I think this kind of holiday treat would make the perfect gift for a friend or secret Santa. And it's pretty darn easy to make too!
What you'll need:
- Nonstick cooking spray
- Wax paper
- 10 by 15 in. baking sheet
- 1 pound white chocolate (4 bars)
- 2 cups puffed rice cereal
- 1 bag (7.5 oz) hard peppermint candies unwrapped
- 2 resealable plastic bags
1. Spray your baking sheet with the cooking spray and then line with a sheet of wax paper.
2. Crush your peppermint candies by putting them in a double-lined plastic bag. Seal the bag and then wrap it with a kitchen towel. This will prevent the candy from piercing the bag. Then use a rolling pin or skillet to crush the candies.

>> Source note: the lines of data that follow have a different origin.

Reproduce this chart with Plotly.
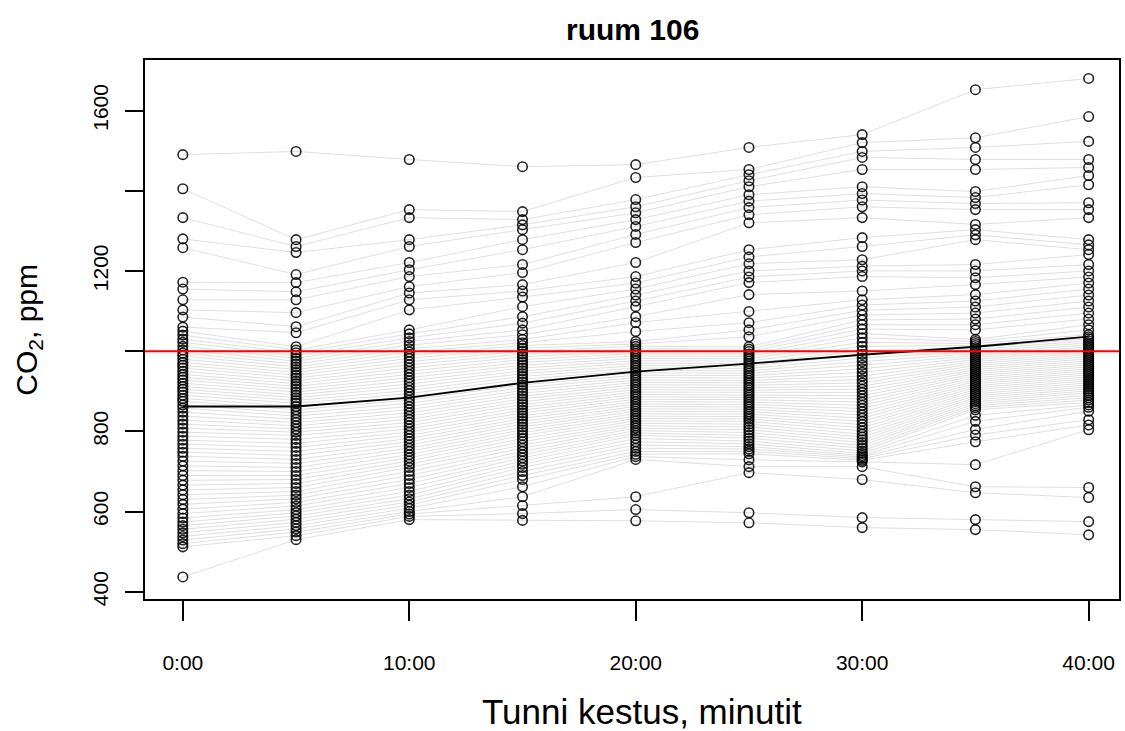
import plotly.graph_objects as go

# minutes into the lesson
minutes = [0, 5, 10, 15, 20, 25, 30, 35, 40]

# CO2 readings (ppm) per lesson, one list per time point (lesson i = index i)
co2_00 = [1490, 1405, 1333, 1280, 1258, 1172, 1155, 1128, 1103, 1085,
          1060, 1050, 1040, 1030, 1022, 1012, 1003, 995, 988, 980,
          972, 965, 958, 950, 942, 935, 928, 920, 912, 905,
          898, 890, 882, 875, 866, 858, 848, 838, 828, 818,
          808, 798, 788, 778, 768, 758, 748, 738, 726, 714,
          702, 690, 678, 666, 654, 642, 630, 618, 606, 595,
          584, 574, 565, 556, 547, 538, 529, 520, 512, 437]
co2_05 = [1498, 1278, 1261, 1246, 1191, 1171, 1148, 1128, 1096, 1061,
          1046, 1011, 1003, 996, 989, 982, 975, 968, 961, 954,
          947, 940, 933, 926, 919, 912, 905, 898, 891, 884,
          877, 870, 862, 854, 846, 838, 830, 822, 814, 806,
          798, 790, 780, 770, 760, 750, 740, 730, 720, 710,
          700, 690, 680, 670, 660, 650, 641, 632, 623, 614,
          605, 597, 589, 581, 573, 565, 557, 549, 540, 530]
co2_10 = [1478, 1353, 1333, 1278, 1261, 1221, 1203, 1186, 1161, 1145,
          1128, 1103, 1053, 1043, 1033, 1024, 1015, 1006, 998, 990,
          982, 974, 966, 958, 950, 942, 934, 926, 918, 910,
          902, 894, 886, 878, 870, 862, 854, 846, 838, 830,
          822, 814, 806, 798, 790, 782, 774, 766, 758, 750,
          742, 734, 726, 718, 710, 700, 690, 680, 670, 660,
          650, 641, 632, 624, 616, 608, 600, 594, 588, 580]
co2_15 = [1460, 1348, 1328, 1315, 1303, 1278, 1253, 1216, 1196, 1166,
          1150, 1135, 1111, 1086, 1070, 1053, 1041, 1029, 1021, 1014,
          1007, 1000, 993, 986, 979, 972, 965, 958, 951, 944,
          937, 930, 923, 916, 909, 902, 895, 888, 881, 874,
          867, 860, 853, 846, 839, 832, 825, 818, 811, 804,
          797, 790, 782, 774, 766, 758, 750, 742, 734, 726,
          718, 710, 700, 690, 680, 662, 637, 615, 595, 578]
co2_20 = [1465, 1433, 1378, 1360, 1345, 1328, 1311, 1291, 1271, 1221,
          1186, 1170, 1155, 1140, 1125, 1111, 1086, 1071, 1049, 1024,
          1018, 1012, 1006, 1000, 994, 988, 982, 976, 970, 964,
          958, 952, 946, 940, 934, 928, 922, 916, 910, 904,
          898, 892, 886, 880, 874, 868, 862, 856, 850, 844,
          838, 832, 826, 820, 814, 808, 802, 796, 790, 782,
          774, 766, 758, 750, 743, 737, 730, 637, 605, 577]
co2_25 = [1508, 1453, 1440, 1425, 1410, 1390, 1374, 1358, 1340, 1320,
          1253, 1235, 1218, 1200, 1185, 1171, 1141, 1099, 1071, 1053,
          1036, 1011, 1005, 999, 993, 987, 981, 975, 969, 963,
          957, 951, 945, 939, 933, 927, 921, 915, 909, 903,
          897, 891, 885, 879, 873, 867, 861, 855, 849, 843,
          837, 831, 825, 818, 811, 804, 797, 790, 783, 776,
          769, 762, 756, 750, 744, 729, 712, 697, 597, 572]
co2_30 = [1540, 1520, 1498, 1483, 1453, 1410, 1393, 1377, 1360, 1333,
          1283, 1261, 1228, 1212, 1200, 1186, 1150, 1128, 1115, 1102,
          1090, 1078, 1066, 1055, 1044, 1033, 1022, 1012, 1002, 992,
          983, 974, 965, 956, 947, 938, 929, 921, 913, 905,
          897, 889, 881, 873, 865, 857, 849, 841, 833, 825,
          817, 809, 801, 793, 786, 779, 772, 765, 758, 751,
          745, 740, 736, 732, 728, 724, 712, 680, 585, 560]
co2_35 = [1652, 1532, 1508, 1478, 1453, 1398, 1383, 1368, 1353, 1316,
          1303, 1290, 1278, 1216, 1200, 1183, 1166, 1141, 1125, 1110,
          1095, 1080, 1066, 1053, 1029, 1024, 1019, 1014, 1009, 1004,
          999, 994, 989, 984, 979, 974, 969, 964, 959, 954,
          949, 944, 939, 934, 929, 924, 919, 914, 909, 904,
          899, 894, 889, 884, 879, 874, 869, 864, 859, 854,
          840, 825, 805, 791, 774, 717, 662, 647, 580, 555]
co2_40 = [1680, 1585, 1523, 1478, 1458, 1438, 1415, 1370, 1353, 1333,
          1278, 1265, 1253, 1241, 1216, 1200, 1185, 1170, 1155, 1140,
          1125, 1110, 1095, 1080, 1066, 1053, 1041, 1036, 1031, 1026,
          1021, 1016, 1011, 1006, 1001, 996, 991, 986, 981, 976,
          971, 966, 961, 956, 951, 946, 941, 936, 931, 926,
          921, 916, 911, 906, 901, 896, 890, 884, 878, 872,
          866, 860, 850, 829, 816, 804, 660, 635, 575, 542]

# average curve
mean_co2 = [862, 862, 884, 921, 949, 969, 991, 1011, 1036]

limit_ppm = 1000
x_tick_vals = [0, 10, 20, 30, 40]
x_tick_text = ["0:00", "10:00", "20:00", "30:00", "40:00"]
y_tick_vals = [400, 600, 800, 1200, 1600]
y_tick_text = ["400", "600", "800", "1200", "1600"]
y_unlabelled_ticks = [1000, 1400]

columns = [co2_00, co2_05, co2_10, co2_15, co2_20, co2_25, co2_30, co2_35, co2_40]
n_lessons = len(co2_00)

line_x, line_y = [], []
for i in range(n_lessons):
    for m, col in zip(minutes, columns):
        line_x.append(m)
        line_y.append(col[i])
    line_x.append(None)
    line_y.append(None)

pts_x, pts_y = [], []
for m, col in zip(minutes, columns):
    pts_x.extend([m] * len(col))
    pts_y.extend(col)

FONT = "Liberation Sans, Arial, sans-serif"

fig = go.Figure()
fig.add_trace(go.Scatter(x=line_x, y=line_y, mode="lines",
                         line=dict(color="rgba(0,0,0,0.13)", width=1),
                         hoverinfo="skip", showlegend=False))
fig.add_trace(go.Scatter(x=pts_x, y=pts_y, mode="markers",
                         marker=dict(symbol="circle-open", size=9.5,
                                     color="rgba(0,0,0,0.85)",
                                     line=dict(width=1.6, color="rgba(0,0,0,0.85)")),
                         showlegend=False))
fig.add_trace(go.Scatter(x=minutes, y=mean_co2, mode="lines",
                         line=dict(color="black", width=1.8),
                         showlegend=False))

fig.add_shape(type="line", xref="paper", x0=0, x1=1, yref="y",
              y0=limit_ppm, y1=limit_ppm, line=dict(color="#ff0000", width=2),
              layer="above")

fig.update_layout(
    width=1125, height=731,
    margin=dict(l=145, r=4, t=60, b=132),
    plot_bgcolor="white", paper_bgcolor="white",
    font=dict(family=FONT, color="black"),
    xaxis=dict(range=[-1.67, 41.34], tickvals=x_tick_vals, ticktext=x_tick_text,
               showgrid=False, zeroline=False, showline=True, mirror=True,
               linecolor="black", linewidth=1.5, ticks="outside", ticklen=20,
               tickwidth=1.5, tickcolor="black", tickfont=dict(size=21),
               ticklabelstandoff=24),
    yaxis=dict(range=[382, 1726], tickvals=y_tick_vals, ticktext=y_tick_text,
               showgrid=False, zeroline=False, showline=True, mirror=True,
               linecolor="black", linewidth=1.5, ticks="outside", ticklen=18,
               tickwidth=1.5, tickcolor="black", tickfont=dict(size=21),
               tickangle=-90, ticklabelstandoff=9,
               minor=dict(tickvals=y_unlabelled_ticks, ticks="outside", ticklen=18,
                          tickwidth=1.5, tickcolor="black", showgrid=False)),
    annotations=[
        dict(text="<b>ruum 106</b>", xref="paper", yref="paper", x=0.5, y=1.0557,
             showarrow=False, xanchor="center", yanchor="middle",
             font=dict(size=30, family=FONT)),
        dict(text="Tunni kestus, minutit", xref="paper", yref="paper",
             x=0.51, y=-0.2096, showarrow=False, xanchor="center", yanchor="middle",
             font=dict(size=35, family=FONT)),
        dict(text="CO<sub>2</sub>, ppm", xref="paper", yref="paper",
             x=-0.1199, y=0.5, showarrow=False, xanchor="center", yanchor="middle",
             textangle=-90, font=dict(size=30, family=FONT)),
    ],
)

fig.write_html("out.html")
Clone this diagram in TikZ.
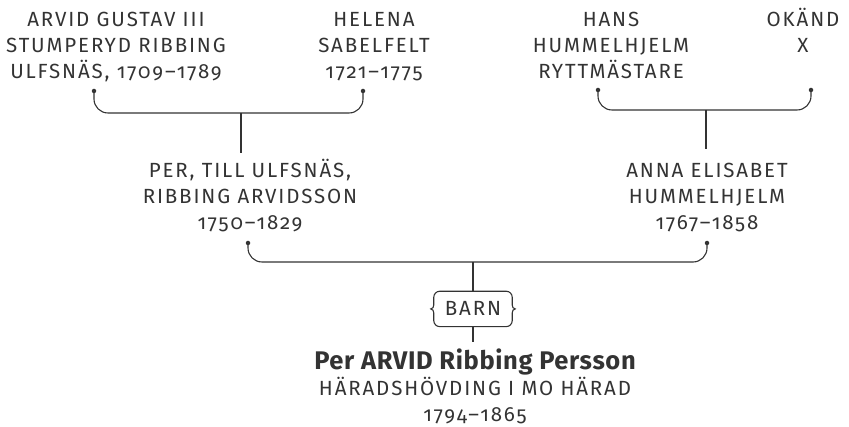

3. Use a colander to separate the large candy pieces from the candy powder (but save that for later!)
4. Melt the white chocolate in the microwave or on the stove using a double broiler. I just heated it up in the microwave by breaking up the bars in a microwave-safe bowl for about 60 seconds. Keep a close eye on it as not to burn the chocolate and stir about every 30 seconds. (Careful! The bowl will be hot.)
5. Once the chocolate is nice and gooey, mix 2 cups of puffed rice cereal with the chocolate.
6. Transfer the mixture to the baking sheet and spread it out using a spatula. Martha Stewart says to spread it to the edges of the pan, but I wanted my bark to be thicker so I just spread it out so the mixture was nice and even.
7. Sprinkle the candy pieces all over the top of the mixture.
8. Take another piece of wax paper and cover the entire surface. Gently press the candies into the mixture. Leave the wax paper cover on.
9. Chill in the fridge for 20-30 minutes until firm.
10. Peel the wax paper off and then break the bark into smaller pieces to serve or wrap as a gift!
And as for that leftover candy powder, I loved Martha's idea to save it to mix with hot chocolate or use as an ice cream topping.
What are some of your favorite holiday flavors? Peppermint? Pumpkin?